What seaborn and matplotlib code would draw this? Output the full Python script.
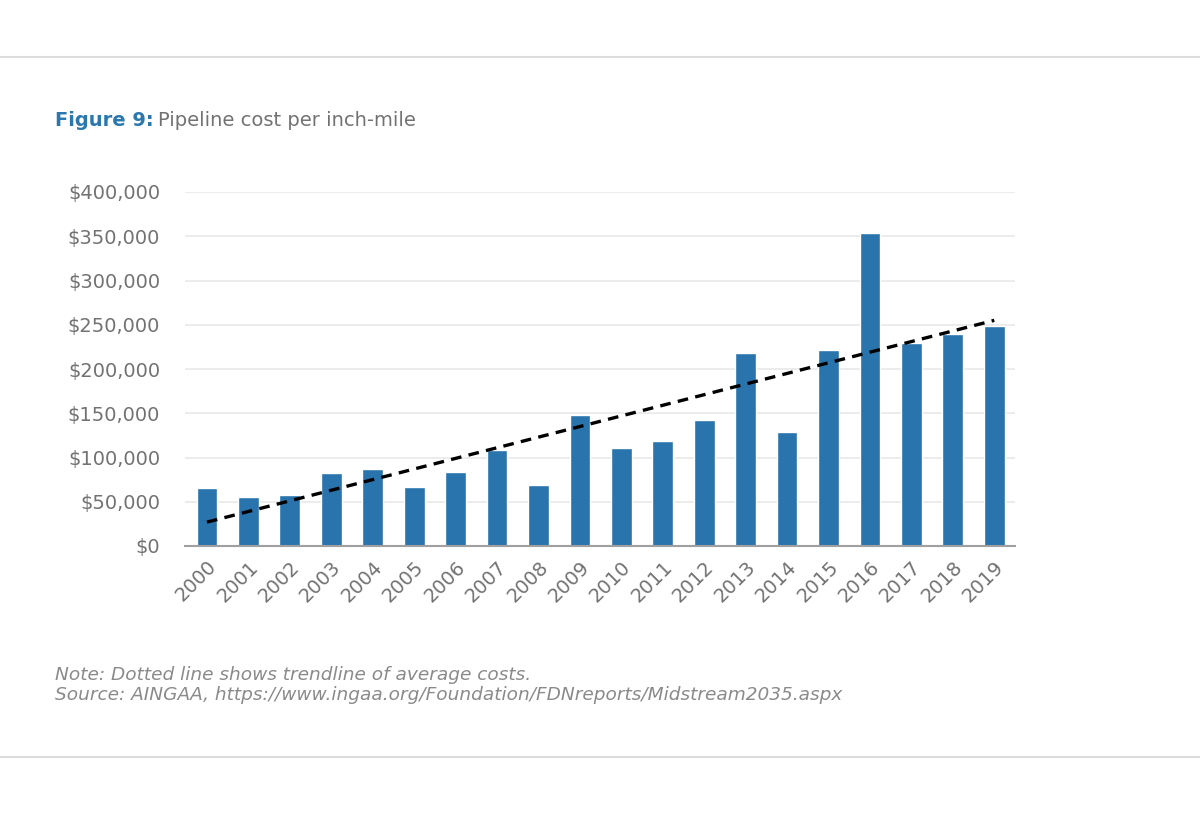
import matplotlib
matplotlib.use("Agg")
import pandas as pd
import seaborn as sns
from matplotlib import pyplot as plt
from matplotlib.ticker import FuncFormatter

# data
years = [str(y) for y in range(2000, 2020)]
cost = [65000, 55000, 58000, 82000, 87000, 67000, 84000, 109000, 69000, 148000,
        111000, 119000, 142000, 218000, 129000, 221000, 354000, 229000, 239000, 249000]
trend_years = ['2000', '2019']
trend_cost = [27000, 255000]
y_ticks = [0, 50000, 100000, 150000, 200000, 250000, 300000, 350000, 400000]

df = pd.DataFrame({'year': years, 'cost': cost})

sns.set_style('white')
plt.rcParams['font.family'] = ['DejaVu Sans']

bar_color = '#2a74ae'
gray = '#727272'

fig = plt.figure(figsize=(12, 8.15), dpi=100)
ax = fig.add_axes([185 / 1200, 1 - 546 / 815, (1015 - 185) / 1200, (546 - 192) / 815])

sns.barplot(data=df, x='year', y='cost', color=bar_color, width=0.5,
            saturation=1, ax=ax)

# trendline
tx = [years.index(y) for y in trend_years]
ax.plot(tx, trend_cost, color='black', lw=2.4, dashes=(3.2, 2.2), zorder=5)

ax.set_xlim(-0.53, 19.5)
ax.set_ylim(0, 400000)
ax.set_yticks(y_ticks)
ax.yaxis.set_major_formatter(FuncFormatter(lambda v, p: '${:,.0f}'.format(v)))
ax.grid(axis='y', color='#e9e9e9', lw=1.2)
ax.set_axisbelow(True)
for s in ['top', 'right', 'left']:
    ax.spines[s].set_visible(False)
ax.spines['bottom'].set_color('#a0a0a0')
ax.spines['bottom'].set_linewidth(1.5)
ax.set_xlabel('')
ax.set_ylabel('')
ax.tick_params(axis='both', length=0, colors=gray, labelsize=14)
ax.tick_params(axis='y', pad=18)
plt.setp(ax.get_xticklabels(), rotation=45, ha='right', rotation_mode='anchor')
ax.tick_params(axis='x', pad=8)

# title
t1 = fig.text(55 / 1200, 1 - 121 / 815, 'Figure 9:', color='#2b78ae',
              fontsize=14, fontweight='bold', va='center')
fig.canvas.draw()
bb = t1.get_window_extent()
fig.text(bb.x1 / 1200 + 0.004, 1 - 121 / 815, 'Pipeline cost per inch-mile',
         color=gray, fontsize=14, va='center')

# notes
fig.text(55 / 1200, 1 - 675 / 815, 'Note: Dotted line shows trendline of average costs.',
         color='#8a8a8a', fontsize=13.3, style='italic', va='center')
fig.text(55 / 1200, 1 - 695 / 815,
         'Source: AINGAA, https://www.ingaa.org/Foundation/FDNreports/Midstream2035.aspx',
         color='#8a8a8a', fontsize=13.3, style='italic', va='center')

# separator rules
for yy in [57, 757]:
    fig.add_artist(plt.Line2D([0, 1], [1 - yy / 815] * 2, color='#dcdcdc', lw=1.5))

fig.savefig('out.png', dpi=100, facecolor='white')
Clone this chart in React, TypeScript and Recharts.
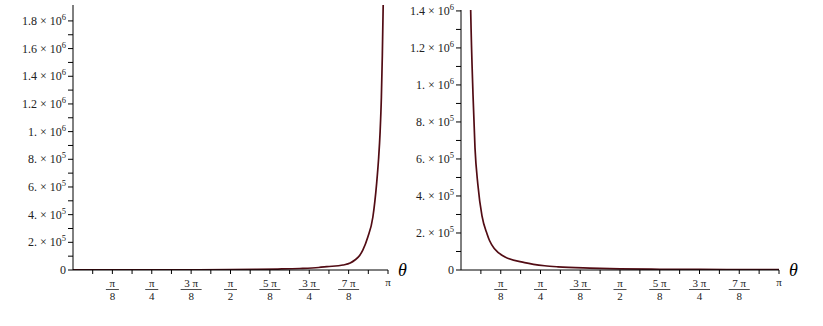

════════════════

## The exercise
Work out the number of lines above that include the string "this" and write only that number.

## Final answer
2